Prompt
Exactly as written, write out the lines below from the first to the one containing "from bokeh.resources import INLINE", inclusive. Pictures do not belong in the copy.

Data extract

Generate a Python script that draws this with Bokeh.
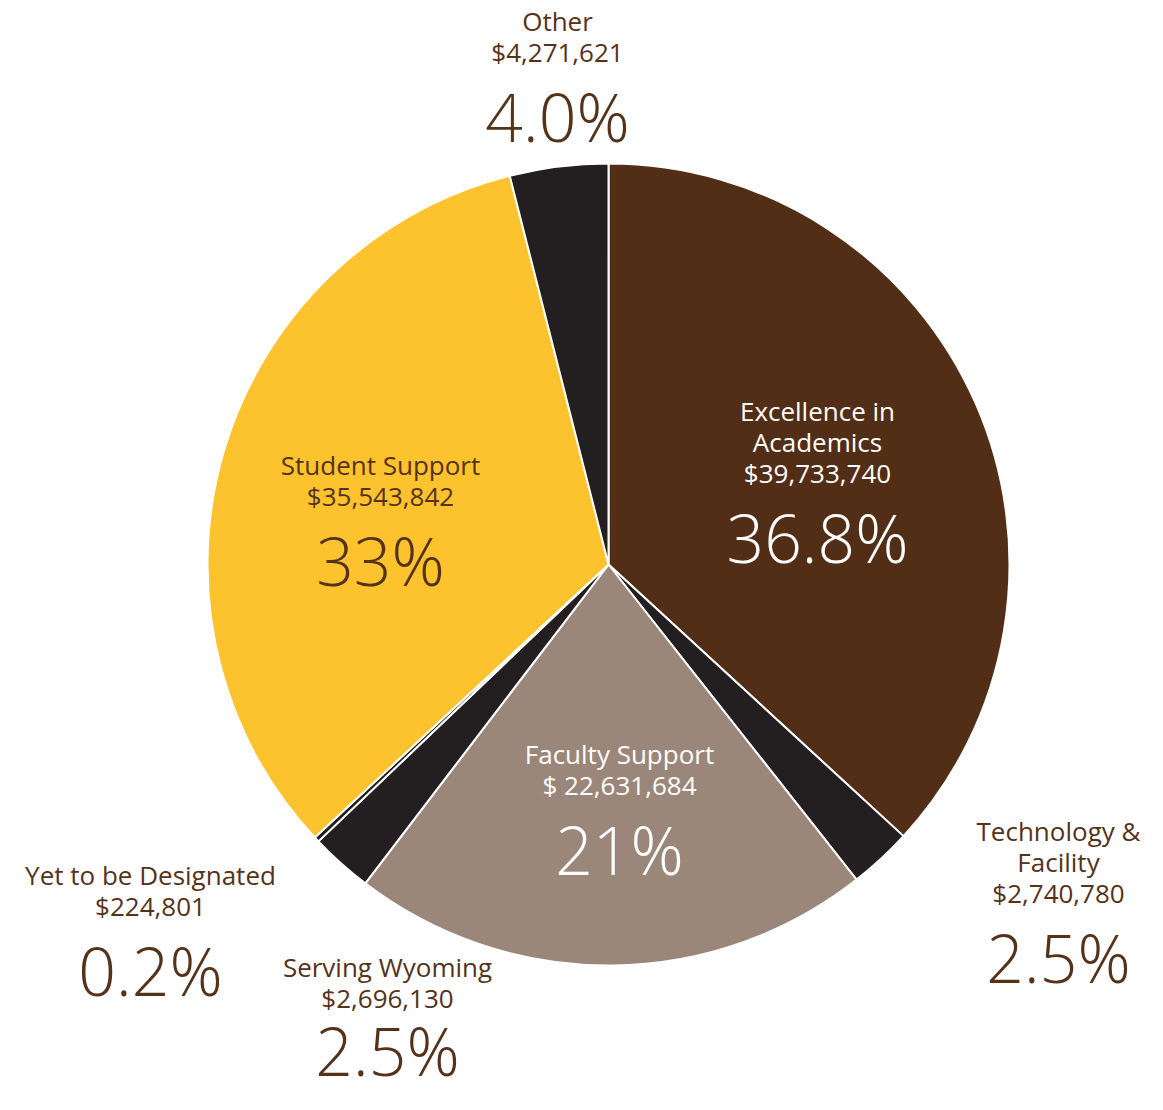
import numpy as np
from bokeh.plotting import figure
from bokeh.models import Range1d, ColumnDataSource
from bokeh.core.properties import value
from bokeh.embed import file_html
from bokeh.resources import INLINE

# ---- data ----
categories = ["Excellence in Academics", "Technology & Facility", "Faculty Support",
              "Serving Wyoming", "Yet to be Designated", "Student Support", "Other"]
amounts = [39733740, 2740780, 22631684, 2696130, 224801, 35543842, 4271621]
name_lines = [["Excellence in", "Academics"], ["Technology &", "Facility"], ["Faculty Support"],
              ["Serving Wyoming"], ["Yet to be Designated"], ["Student Support"], ["Other"]]
amount_labels = ["$39,733,740", "$2,740,780", "$ 22,631,684", "$2,696,130", "$224,801",
                 "$35,543,842", "$4,271,621"]
pct_labels = ["36.8%", "2.5%", "21%", "2.5%", "0.2%", "33%", "4.0%"]

# ---- styles / layout ----
colors = ["#522E17", "#231F20", "#9B877A", "#231F20", "#231F20", "#FDC32E", "#231F20"]
text_colors = ["#FFFFFF", "#55321A", "#FFFFFF", "#55321A", "#55321A", "#55321A", "#55321A"]
# label anchor (x, y of first text line in picture pixels) and gap to the percentage
label_pos = [(817, 410), (1058, 830), (619, 753), (387, 966), (150, 874), (380, 464), (557, 20)]
pct_gap = [64, 64, 64, 52, 64, 64, 64]
LINE = 31.2
FONT = "Open Sans"
PCT_FONT = "'Open Sans Light', 'Lato Light', 'Open Sans'"

W, H = 1147, 1094
TOP = 1110  # data y of picture row 0
cx, cy, R = 608, TOP - 564, 401

p = figure(width=W, height=H, output_backend="svg", toolbar_location=None,
           x_range=Range1d(0, W), y_range=Range1d(TOP - H, TOP),
           min_border=0, outline_line_color=None)
p.axis.visible = False
p.grid.visible = False
p.background_fill_color = "white"
p.border_fill_color = "white"

vals = np.array(amounts, dtype=float)
frac = vals / vals.sum()
cum = np.concatenate([[0], np.cumsum(frac)])
start = np.pi / 2 - 2 * np.pi * cum[:-1]
end = np.pi / 2 - 2 * np.pi * cum[1:]

src = ColumnDataSource(dict(x=[cx] * len(vals), y=[cy] * len(vals), start=start, end=end,
                            color=colors, cat=categories))
p.wedge(x="x", y="y", radius=R, start_angle="start", end_angle="end", direction="clock",
        fill_color="color", line_color="white", line_width=2, source=src)

tx, ty, tt, tc = [], [], [], []
px, py, pt, pc = [], [], [], []
for i in range(len(categories)):
    x0, y0 = label_pos[i]
    lines = name_lines[i] + [amount_labels[i]]
    for k, s in enumerate(lines):
        tx.append(x0)
        ty.append(TOP - (y0 + k * LINE))
        tt.append(s)
        tc.append(text_colors[i])
    last = y0 + (len(lines) - 1) * LINE
    px.append(x0)
    py.append(TOP - (last + pct_gap[i]))
    pt.append(pct_labels[i])
    pc.append(text_colors[i])

p.text(x=tx, y=ty, text=tt, text_color=tc, text_font=value(FONT), text_font_size="26px",
       text_align="center", text_baseline="middle")
p.text(x=px, y=py, text=pt, text_color=pc, text_font=value(PCT_FONT), text_font_size="66px",
       text_align="center", text_baseline="middle")

open("out.html", "w").write(file_html(p, INLINE))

Problem solution
Generate a Python script that draws this with Bokeh.
import numpy as np
from bokeh.plotting import figure
from bokeh.models import Range1d, ColumnDataSource
from bokeh.core.properties import value
from bokeh.embed import file_html
from bokeh.resources import INLINE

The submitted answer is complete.